## Short problem
Return only the number of lines holding the word "this".

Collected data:
------------------------------------------------

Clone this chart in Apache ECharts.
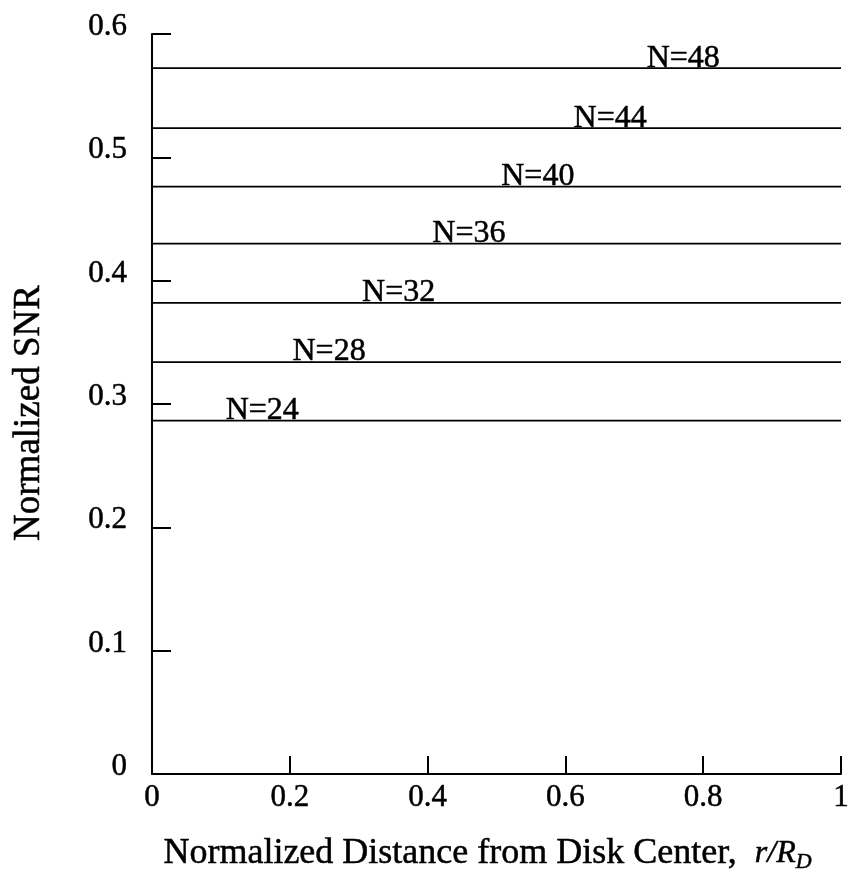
<!DOCTYPE html>
<html>
<head>
<meta charset="utf-8">
<script src="https://cdn.jsdelivr.net/npm/echarts@6/dist/echarts.min.js"></script>
<style>
html,body{margin:0;padding:0;background:#fff;}
#chart{width:852px;height:888px;}
</style>
</head>
<body>
<div id="chart"></div>
<script>
// Data
var seriesNames = ['N=24','N=28','N=32','N=36','N=40','N=44','N=48'];
var snrValues = [0.2865, 0.334, 0.382, 0.430, 0.4763, 0.5237, 0.5723];
var labelX = [0.16, 0.257, 0.358, 0.46, 0.56, 0.665, 0.771];
var xRange = [0, 1];
var xTicks = [0, 0.2, 0.4, 0.6, 0.8, 1];
var yTicks = [0, 0.1, 0.2, 0.3, 0.4, 0.5, 0.6];

var FONT = '"Liberation Serif", "Times New Roman", serif';
var THICK = {textBorderColor: '#000', textBorderWidth: 0.5};

var series = seriesNames.map(function(name, i){
  return {
    name: name,
    type: 'line',
    data: xRange.map(function(x){ return [x, snrValues[i]]; }),
    symbol: 'none',
    lineStyle: {color: '#000', width: 1.8},
    silent: true,
    markPoint: {
      symbol: 'circle',
      symbolSize: 0,
      data: [{coord: [labelX[i], snrValues[i]]}],
      label: Object.assign({
        show: true,
        position: 'top',
        distance: -6,
        formatter: name,
        color: '#000',
        fontFamily: FONT,
        fontSize: 32
      }, THICK)
    }
  };
});

var chart = echarts.init(document.getElementById('chart'));
chart.setOption({
  backgroundColor: '#fff',
  animation: false,
  grid: {left: 152, right: 6, top: 34, bottom: 114},
  xAxis: {
    type: 'value',
    min: 0, max: 1, interval: 0.2,
    splitLine: {show: false},
    axisLine: {lineStyle: {color: '#000', width: 2}},
    axisTick: {inside: true, length: 18, lineStyle: {color: '#000', width: 2}},
    axisLabel: Object.assign({
      color: '#000', fontFamily: FONT, fontSize: 31, margin: 8,
      formatter: function(v){ return xTicks.indexOf(+v.toFixed(1)) >= 0 ? String(+v.toFixed(1)) : ''; }
    }, THICK),
    name: '{a|Normalized Distance from Disk Center,  }{i|r/R}{s|D}',
    nameLocation: 'middle',
    nameGap: 61,
    nameTextStyle: {
      padding: [0, 18, 0, 0],
      rich: {
        a: Object.assign({fontFamily: FONT, fontSize: 36, color: '#000'}, THICK),
        i: Object.assign({fontFamily: FONT, fontSize: 32, fontStyle: 'italic', color: '#000'}, THICK),
        s: Object.assign({fontFamily: FONT, fontSize: 22, fontStyle: 'italic', color: '#000', padding: [16, 0, 0, 0]}, THICK)
      }
    }
  },
  yAxis: {
    type: 'value',
    min: 0, max: 0.6, interval: 0.1,
    splitLine: {show: false},
    axisLine: {lineStyle: {color: '#000', width: 2}},
    axisTick: {inside: true, length: 19, lineStyle: {color: '#000', width: 2}},
    axisLabel: Object.assign({
      color: '#000', fontFamily: FONT, fontSize: 31, margin: 25,
      verticalAlign: 'bottom', lineHeight: 14,
      formatter: function(v){ return String(+v.toFixed(1)); }
    }, THICK),
    name: 'Normalized SNR',
    nameLocation: 'middle',
    nameGap: 104,
    nameTextStyle: Object.assign({color: '#000', fontFamily: FONT, fontSize: 37, padding: [0, 18, 0, 0]}, THICK)
  },
  series: series
});
</script>
</body>
</html>
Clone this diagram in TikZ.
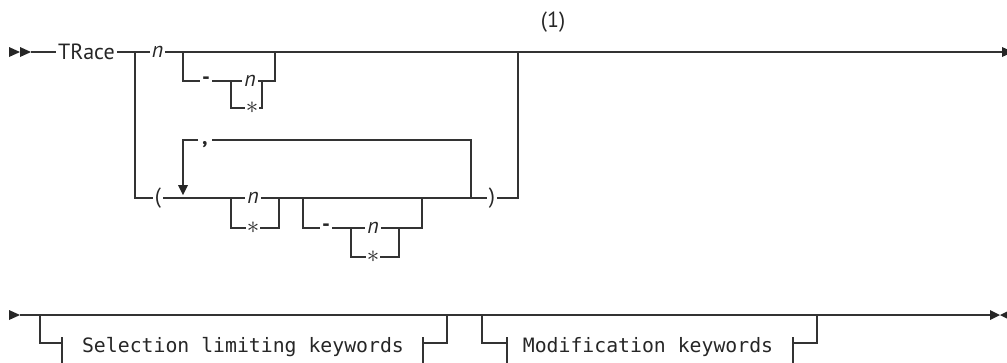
\documentclass[tikz,border=0pt]{standalone}
\usepackage{fontspec}
\setmainfont{PT Sans}
\setmonofont{DejaVu Sans Mono}
\begin{document}
\begin{tikzpicture}[x=1pt,y=-1pt,
  rail/.style={line width=1.3pt, draw=black!80},
  kw/.style={font=\fontsize{22}{26}\selectfont, inner xsep=2pt, inner ysep=0pt, text=black!85},
  var/.style={font=\fontsize{22}{26}\selectfont\itshape, inner xsep=2pt, inner ysep=0pt, text=black!85},
  star/.style={font=\fontsize{27}{30}\selectfont, inner xsep=1pt, inner ysep=0pt, text=black!85},
  dashsym/.style={font=\fontsize{22}{26}\selectfont\bfseries, inner xsep=2pt, inner ysep=0pt, text=black!85},
  mono/.style={font=\fontsize{19.8}{24}\selectfont\ttfamily, inner sep=0pt, anchor=base, text=black!85},
  tri/.style={fill=black!85}]
\useasboundingbox (0,0) rectangle (1007,362);

% ---------- row 1 ----------
\fill[tri] (9,47) -- (20,52) -- (9,57) -- cycle;
\fill[tri] (20,47) -- (31,52) -- (20,57) -- cycle;
\coordinate (s1) at (31,52);
\node[kw] (trace) at (86.5,52) {TRace};
\coordinate (j1) at (135,52);
\node[var] (n1) at (157.5,52) {n};
\coordinate (j2) at (183,52);
\coordinate (j3) at (275,52);
\coordinate (j4) at (518,52);
\coordinate (e1) at (1002,52);
\node[kw] (note) at (553,22) {(1)};
\draw[rail] (s1) -- (trace.west);
\draw[rail] (trace.east) -- (j1) -- (n1.west);
\draw[rail] (n1.east) -- (j2) -- (j3) -- (j4) -- (e1);
\fill[tri] (1002,47) -- (1013,52) -- (1002,57) -- cycle;

% optional - n/*
\coordinate (b1) at (183,81);
\node[dashsym] (dash1) at (206,81) {-};
\coordinate (j5) at (231,81);
\node[var] (n2) at (250,81) {n};
\coordinate (r2) at (262,81);
\coordinate (r1) at (275,81);
\draw[rail] (j2) -- (b1) -- (dash1.west);
\draw[rail] (dash1.east) -- (j5) -- (n2.west);
\draw[rail] (n2.east) -- (r2) -- (r1) -- (j3);
\coordinate (b2) at (231,108);
\node[star] (st1) at (252,108) {$\ast$};
\coordinate (r3) at (262,108);
\draw[rail] (j5) -- (b2) -- (st1.west);
\draw[rail] (st1.east) -- (r3) -- (r2);

% lower path ( ... )
\coordinate (l1) at (135,198);
\node[kw] (lp) at (158,198) {(};
\coordinate (j6) at (183,198);
\coordinate (j7) at (231,198);
\node[var] (n3) at (253,198) {n};
\coordinate (j8) at (279,198);
\coordinate (j9) at (303,198);
\coordinate (j10) at (422,198);
\coordinate (j11) at (471,198);
\node[kw] (rp) at (492,198) {)};
\coordinate (l2) at (518,198);
\draw[rail] (j1) -- (l1) -- (lp.west);
\draw[rail] (lp.east) -- (j6) -- (j7) -- (n3.west);
\draw[rail] (n3.east) -- (j8) -- (j9) -- (j10) -- (j11) -- (rp.west);
\draw[rail] (rp.east) -- (l2) -- (j4);

% repeat separator
\coordinate (rt1) at (471,140);
\coordinate (rt2) at (183,140);
\node[kw, font=\fontsize{22}{26}\selectfont\bfseries, anchor=north, inner xsep=4pt] (comma) at (205,141) {,};
\coordinate (rarr) at (183,186);
\draw[rail] (j11) -- (rt1) -- (comma.east |- rt1);
\draw[rail] (comma.west |- rt1) -- (rt2) -- (rarr);
\fill[tri] (178,185) -- (188,185) -- (183,195) -- cycle;

% n / *
\coordinate (b3) at (231,228);
\node[star] (st2) at (253,228) {$\ast$};
\coordinate (b4) at (279,228);
\draw[rail] (j7) -- (b3) -- (st2.west);
\draw[rail] (st2.east) -- (b4) -- (j8);

% optional - n/*
\coordinate (b5) at (303,228);
\node[dashsym] (dash2) at (326,228) {-};
\coordinate (j12) at (351,228);
\node[var] (n4) at (373,228) {n};
\coordinate (b6) at (399,228);
\coordinate (b7) at (422,228);
\draw[rail] (j9) -- (b5) -- (dash2.west);
\draw[rail] (dash2.east) -- (j12) -- (n4.west);
\draw[rail] (n4.east) -- (b6) -- (b7) -- (j10);
\coordinate (b8) at (351,257);
\node[star] (st3) at (373,257) {$\ast$};
\coordinate (b9) at (399,257);
\draw[rail] (j12) -- (b8) -- (st3.west);
\draw[rail] (st3.east) -- (b9) -- (b6);

% ---------- row 2 ----------
\fill[tri] (9,310) -- (20,315) -- (9,320) -- cycle;
\coordinate (s2) at (20,315);
\coordinate (k1) at (40,315);
\coordinate (k2) at (447,315);
\coordinate (k3) at (482,315);
\coordinate (k4) at (817,315);
\coordinate (e2) at (990,315);
\draw[rail] (s2) -- (k1) -- (k2) -- (k3) -- (k4) -- (e2);
\fill[tri] (990,310) -- (1000,315) -- (990,320) -- cycle;
\fill[tri] (1010,310) -- (1000,315) -- (1010,320) -- cycle;

% fragment: Selection limiting keywords
\coordinate (f1a) at (40,343);
\coordinate (f1b) at (62,343);
\coordinate (f1c) at (423,343);
\coordinate (f1d) at (447,343);
\node[mono] (sel) at (243,352) {Selection limiting keywords};
\draw[rail] (k1) -- (f1a) -- (f1b);
\draw[rail] (62,337) -- (62,364);
\draw[rail] (423,337) -- (423,364);
\draw[rail] (f1c) -- (f1d) -- (k2);

% fragment: Modification keywords
\coordinate (f2a) at (482,343);
\coordinate (f2b) at (507,343);
\coordinate (f2c) at (793,343);
\coordinate (f2d) at (817,343);
\node[mono] (mod) at (648,352) {Modification keywords};
\draw[rail] (k3) -- (f2a) -- (f2b);
\draw[rail] (507,337) -- (507,364);
\draw[rail] (793,337) -- (793,364);
\draw[rail] (f2c) -- (f2d) -- (k4);
\end{tikzpicture}
\end{document}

------------------------------------------------

## Answer in full
2